6. Apologize sincerely.

7. Avoid focusing on fixing the blame; instead focus on fixing the problem. The customer has already assigned blame to your entire organization and usually couldn’t care less if you can pinpoint the blame more specifically. The customer is only interested in the service. So fix the problem to fix the sale. Take responsibility for solving the problem and then solve it.

8. Let your customer suggest alternatives. Every customer has some idea of what they want as a solution to every problem. Find out what that expectation is. If any of the alternatives the customer suggests is reasonable, agree to them immediately and then follow up after you’ve complied with their request.

9. Do something extra. Correcting the problem isn’t always enough.
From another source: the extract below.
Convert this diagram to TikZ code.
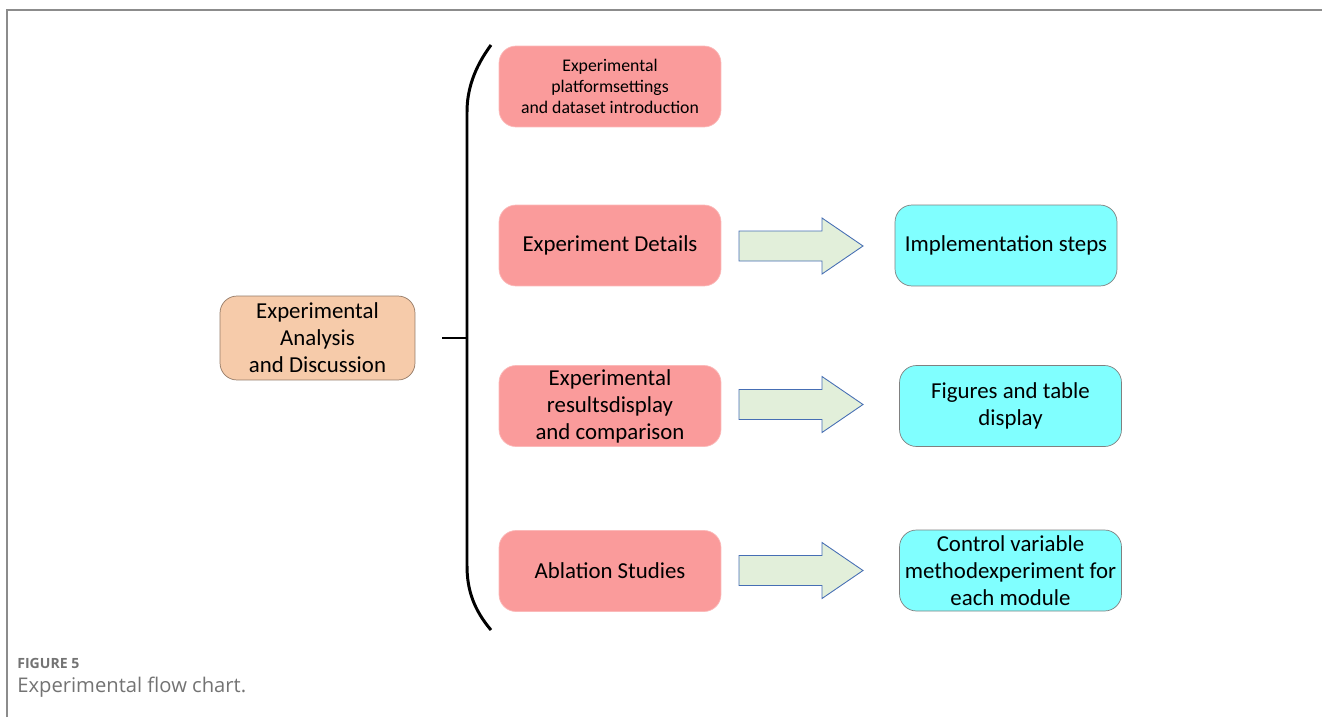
\documentclass[tikz,border=0pt]{standalone}
\usepackage{fontspec}
\setmainfont{Carlito}
\newfontfamily\capfont{Open Sans}
\definecolor{redbox}{RGB}{250,155,155}
\definecolor{peach}{RGB}{246,203,170}
\definecolor{cyanbox}{RGB}{128,255,255}
\definecolor{greenarr}{RGB}{226,239,218}
\definecolor{bluearr}{RGB}{70,110,180}
\definecolor{framegray}{RGB}{140,140,140}

\tikzset{
  redstep/.style={rectangle, rounded corners=0.34cm, fill=redbox, draw=redbox!70!white,
    minimum width=4.44cm, minimum height=1.62cm, align=center, inner sep=1pt,
    font=\fontsize{13}{15.4}\selectfont},
  mainbox/.style={rectangle, rounded corners=0.34cm, fill=peach, draw=peach!60!black,
    minimum width=3.9cm, minimum height=1.68cm, align=center, inner sep=1pt,
    font=\fontsize{13}{15.4}\selectfont},
  cyanstep/.style={rectangle, rounded corners=0.34cm, fill=cyanbox, draw=gray,
    minimum width=4.44cm, minimum height=1.62cm, align=center, inner sep=1pt,
    font=\fontsize{13}{15.4}\selectfont},
  blockarrow/.style={fill=greenarr, draw=bluearr, line width=0.5pt, line join=miter}
}

\begin{document}
\begin{tikzpicture}[x=0.02cm,y=-0.02cm]
    \useasboundingbox (0,0) rectangle (1322,717);
    \draw [framegray, line width=1.1pt] (7,717) -- (7,10) -- (1322,10);
    \node [mainbox] (analysis) at (317.5,338) {Experimental\\Analysis\\and Discussion};
    \node [redstep, font=\fontsize{10.1}{12}\selectfont] (platform) at (610,86.5) {Experimental\\platformsettings\\and dataset introduction};
    \node [redstep] (details) at (610,245.5) {Experiment Details};
    \node [redstep] (results) at (610,406) {Experimental\\resultsdisplay\\and comparison};
    \node [redstep] (ablation) at (610,571) {Ablation Studies};
    \node [cyanstep] (steps) at (1006,245.5) {Implementation steps};
    \node [cyanstep] (figures) at (1010.5,406) {Figures and table\\display};
    \node [cyanstep] (control) at (1010.5,570.5) {Control variable\\methodexperiment for\\each module};
    \foreach \yy/\name in {246/det, 404.5/res, 570.5/abl} {
        \coordinate (arr\name) at (739,\yy);
        \draw [blockarrow] (arr\name) ++(0,-15) -- ++(83,0) -- ++(0,-13) -- ++(41,28)
            -- ++(-41,28) -- ++(0,-13) -- ++(-83,0) -- cycle;
    }
    \coordinate (bracetop) at (491,45);
    \coordinate (bracebot) at (491,630);
    \coordinate (bracemid) at (467,338);
    \draw [black, line width=1.7pt] (bracetop) .. controls (474,68) and (467,90) .. (467,112)
        -- (467,566) .. controls (467,590) and (474,610) .. (bracebot);
    \draw [black, line width=1.7pt] (442,338) -- (bracemid);
    \node [anchor=base west, inner sep=0pt, text=gray!90!black, font=\capfont\bfseries\fontsize{8}{9}\selectfont] (figlabel) at (17,668) {FIGURE 5};
    \node [anchor=base west, inner sep=0pt, text=gray!90!black, font=\capfont\fontsize{11.5}{13}\selectfont] (caption) at (17,692) {Experimental flow chart.};
\end{tikzpicture}
\end{document}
Recognize the fact that the customer has been inconvenienced.

10. Trust the customer’s sincerity. It’s better to err by believing too many people than by not believing enough people.

11. Never just say, “I don’t know.” When you don’t know an answer, simply say, “I’ll look into the matter,” and then look into it, soon. Resort to this when (a) you are unable to satisfy a customer after offering reasonable alternatives, (b) the solution the customer wants is beyond your authority to grant, or (c) the situation is too unusual to classify as a normal complaint.

12. Empathize with the customer. We’ve all complained at some time. If you can’t relate to the complaint itself, at least relate to the process of complaining.

13. If the timing is appropriate, ask for future business—let the customer know this does not represent Sunteck’s usual high quality of service.

14. Follow-up. Make sure the customer is truly satisfied.

15. Don’t let it affect your interaction with the next customer. And most importantly: Most customers will accept occasional mistakes. How you deal with the problem and how you resolve it is what will distinguish you as a real professional.

16. Always remember that listening to your customer is the best way to help in an uncomfortable situation. Some people want to be listened to even more than they want their problems solved.